Otra curiosidad más de Río caerá pronto víctima de la ambición civilizadora y tal vez también de la moral, como en tantas ciudades europeas, en Hamburgo, en Marsella. Las calles de las que no se habla, la zona de Mangue, el gran mercado del amor, el Yoshiwara de Río. Ojalá a última hora apareciese todavía un pintor para fijar esas calles en el lienzo tal como de noche brillan bajo las estrellas con luces verdes, rojas, amarillas, blancas, con sus sombras ondulantes y fugitivas, un aspecto fantástico, oriental, como no vi otro igual en toda mi vida, y, además, misterioso, debido a los destinos encadenados. En una ventana pegada a la otra, o mejor dicho, en una puerta junto a la otra, esperan allí, como animales exóticos tras rejas, mil o acaso mil quinientas mujeres de todas las razas y colores, toda edad y procedencia, negras senegalesas al lado de francesas que ya casi no consiguen disimular las arrugas de la edad con los afeites, delicadas indias y carnosas croatas, todas aguardando los clientes, que, en un desfile ininterrumpido, espían por las ventanas para examinar la mercadería. Detrás de ellas brilla una lámpara de vivos colores que ilumina con reflejos mágicos el aposento, donde la cama, más clara, destaca contra la sombra un claroscuro a lo Rembrandt, que torna casi místico ese tráfago cotidiano y, además, espeluznantemente barato. Pero lo más sorprendente, lo que al mismo tiempo es lo marcadamente brasileño de esa feria, es el silencio, el sosiego, la quieta disciplina. Mientras en las calles equivalentes de Marsella o Tolón todo retumba de risas, gritos, hurras y gramófonos enloquecidos, mientras allá los huéspedes emborrachados berrean salvaje y peligrosamente, en Río todo permanece como en un cuadro y en silencio. Los jóvenes pasan frente a esas puertas sin avergonzarse, con franca despreocupación meridional, para desaparecer a veces tras una puerta, con sus trajes claros, como un fulminante rayo de luz. Y sobre todo ese acontecer silencioso, secreto, tiéndese el cielo con sus estrellas; aun ese rincón apartado, que en otras ciudades, consciente y avergonzado de algún modo de su negocio, se escurre a los barrios más pobres y más derruidos, aun él tiene en Río cierta belleza y se convierte en un triunfo del color y de la luz abigarrada.

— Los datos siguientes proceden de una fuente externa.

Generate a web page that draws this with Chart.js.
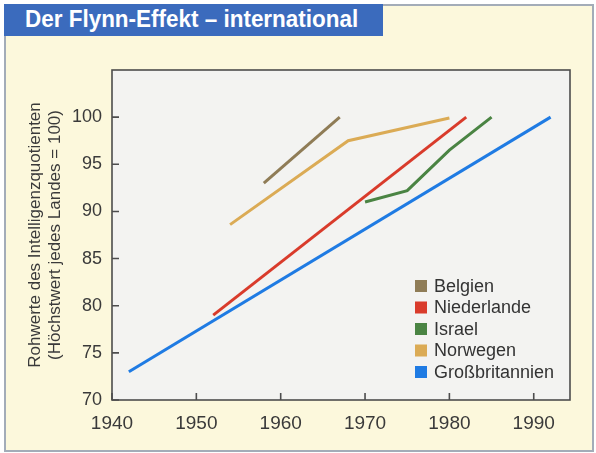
<!DOCTYPE html>
<html>
<head>
<meta charset="utf-8">
<script src="https://cdn.jsdelivr.net/npm/chart.js@4"></script>
<style>
  body { margin: 0; background: #ffffff; }
  #wrap { position: relative; width: 596px; height: 453px; overflow: hidden; }
  #panel { position: absolute; left: 4px; top: 4px; width: 586px; height: 444px;
           background: #fcf8dc; border: 2px solid #a3acb8; }
  #titlebar { position: absolute; left: 4px; top: 4px; width: 379px; height: 32px;
              background: #3b6bbd; }
  #titletext { position: absolute; left: 25px; top: 6px; color: #ffffff;
               font: bold 23px "Liberation Sans", Arial, sans-serif; white-space: nowrap;
               transform-origin: left top; }
  canvas { position: absolute; left: 0; top: 0; }
</style>
</head>
<body>
<div id="wrap">
  <div id="panel"></div>
  <div id="titlebar"></div>
  <div id="titletext">Der Flynn-Effekt – international</div>
  <canvas id="grafico" width="596" height="453"></canvas>
</div>
<script>
// Daten
const laender = ['Belgien', 'Niederlande', 'Israel', 'Norwegen', 'Großbritannien'];
const farben = ['#8f7c56', '#d93b2b', '#4a8443', '#dbab55', '#1f7be3'];

const belgienJahre = [1958, 1967];
const belgienWerte = [93, 100];
const niederlandeJahre = [1952, 1982];
const niederlandeWerte = [79, 100];
const israelJahre = [1970, 1975, 1980, 1985];
const israelWerte = [91, 92.2, 96.5, 100];
const norwegenJahre = [1954, 1968, 1980];
const norwegenWerte = [88.6, 97.5, 99.9];
const gbJahre = [1942, 1992];
const gbWerte = [73, 100];

const xTicks = [1940, 1950, 1960, 1970, 1980, 1990];
const yTicks = [70, 75, 80, 85, 90, 95, 100];

// Titel auf die Breite der Vorlage bringen
const titel = document.getElementById('titletext');
titel.style.transform = `scaleX(${333 / titel.offsetWidth})`;

const punkte = (jahre, werte) => jahre.map((j, i) => ({ x: j, y: werte[i] }));
const serien = [
  punkte(belgienJahre, belgienWerte),
  punkte(niederlandeJahre, niederlandeWerte),
  punkte(israelJahre, israelWerte),
  punkte(norwegenJahre, norwegenWerte),
  punkte(gbJahre, gbWerte)
];

// Hintergrund, Rahmen und nach innen zeigende Striche
const rahmenPlugin = {
  id: 'rahmen',
  beforeDatasetsDraw(chart) {
    const { ctx, chartArea: a } = chart;
    ctx.save();
    ctx.fillStyle = '#f3f3f1';
    ctx.fillRect(a.left, a.top, a.right - a.left, a.bottom - a.top);
    ctx.restore();
  },
  afterDraw(chart) {
    const { ctx, chartArea: a, scales } = chart;
    ctx.save();
    ctx.strokeStyle = '#4d4d4d';
    ctx.lineWidth = 1.6;
    ctx.strokeRect(a.left, a.top, a.right - a.left, a.bottom - a.top);
    ctx.beginPath();
    xTicks.forEach(t => {
      const px = scales.x.getPixelForValue(t);
      ctx.moveTo(px, a.bottom);
      ctx.lineTo(px, a.bottom - 7);
    });
    yTicks.forEach(t => {
      const py = scales.y.getPixelForValue(t);
      ctx.moveTo(a.left, py);
      ctx.lineTo(a.left + 7, py);
    });
    ctx.stroke();

    // Legende im Diagramm unten rechts
    ctx.font = '18px "Liberation Sans", Arial, sans-serif';
    ctx.textBaseline = 'middle';
    chart.data.datasets.forEach((ds, i) => {
      const y = a.bottom - 114 + i * 21.5;
      const x = a.right - 155;
      ctx.fillStyle = ds.borderColor;
      ctx.fillRect(x, y - 6, 12, 12);
      ctx.fillStyle = '#333333';
      ctx.fillText(ds.label, x + 19, y + 1);
    });
    ctx.restore();
  }
};

const ctx = document.getElementById('grafico').getContext('2d');
new Chart(ctx, {
  type: 'line',
  data: {
    datasets: laender.map((name, i) => ({
      label: name,
      data: serien[i],
      borderColor: farben[i],
      backgroundColor: farben[i],
      borderWidth: 3,
      pointRadius: 0,
      fill: false,
      tension: 0
    }))
  },
  options: {
    responsive: false,
    animation: false,
    layout: { padding: { top: 70, right: 26, left: 0, bottom: 0 } },
    plugins: {
      legend: { display: false },
      tooltip: { enabled: false }
    },
    scales: {
      x: {
        type: 'linear',
        min: 1940,
        max: 1994.3,
        afterFit: s => { s.height = 53; },
        afterBuildTicks: s => { s.ticks = xTicks.map(v => ({ value: v })); },
        grid: { display: false, drawTicks: false },
        border: { display: false },
        ticks: {
          padding: 12,
          color: '#3a3a3a',
          font: { family: '"Liberation Sans", Arial, sans-serif', size: 19 },
          callback: v => String(v)
        }
      },
      y: {
        min: 70,
        max: 105,
        afterFit: s => { s.width = 112; },
        afterBuildTicks: s => { s.ticks = yTicks.map(v => ({ value: v })); },
        grid: { display: false, drawTicks: false },
        border: { display: false },
        ticks: {
          padding: 10,
          color: '#3a3a3a',
          font: { family: '"Liberation Sans", Arial, sans-serif', size: 18 },
          callback: v => String(v)
        },
        title: {
          display: true,
          text: ['Rohwerte des Intelligenzquotienten', '(Höchstwert jedes Landes = 100)'],
          color: '#3a3a3a',
          font: { family: '"Liberation Sans", Arial, sans-serif', size: 17, lineHeight: 1.18 },
          padding: { top: 25, bottom: 0 }
        }
      }
    }
  },
  plugins: [rahmenPlugin]
});
</script>
</body>
</html>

¿Y desaparecerán, en verdad, también los viejos bondes, los coches de tranvía abiertos, para quedar reemplazados por otros modernos y cerrados? Seria infinitamente de lamentar, pues prestan a las calles un brillo apresurado y estruendoso. ¡Qué aspecto, del que uno no se cansa nunca, el de esos coches abiertos, sobrecargados, de cuyos estribos los hombres cuelgan como racimos de uvas blancas! Y de noche, cuando corren con la luz que en su interior se vierte sobre esos rostros negros, oscuros y blancos, es siempre como si alguien lanzara un ramo de flores colorido. ¡Y cuán grato es viajar en esos coches! Durante los días de más calor y sofocación, se compra en ellos, por el equivalente de un «cent», la más refrescante de las brisas y, al mismo tiempo, se ven —en contraste con los ataúdes cerrados de los automóviles— a diestro y siniestro, la calle, los negocios y la vida. No hay medio mejor para explorar el verdadero Río; ni el auto de excursión ni el coche particular aventajan en ese sentido al vehículo de la gente modesta. Sólo gracias a los bondes (y a las propias piernas) creo conocer hoy Río de Janeiro en realidad de verdad. Y no tengo por qué avergonzarme de tal preferencia, pues el mismo emperador Pedro gustaba a tal punto de esos carruajes anticuados que pasan chirriando por sus rieles que se reservó uno de ellos para sus paseos democráticos. Se cometería un gran error si se quisiera hacer desaparecer ese romanticismo, un poco ruidoso y bamboleante, para obtener lo que todos tienen y perder con ello lo que pertenece a Río exclusivamente: una animación abigarrada y ódespreocupada.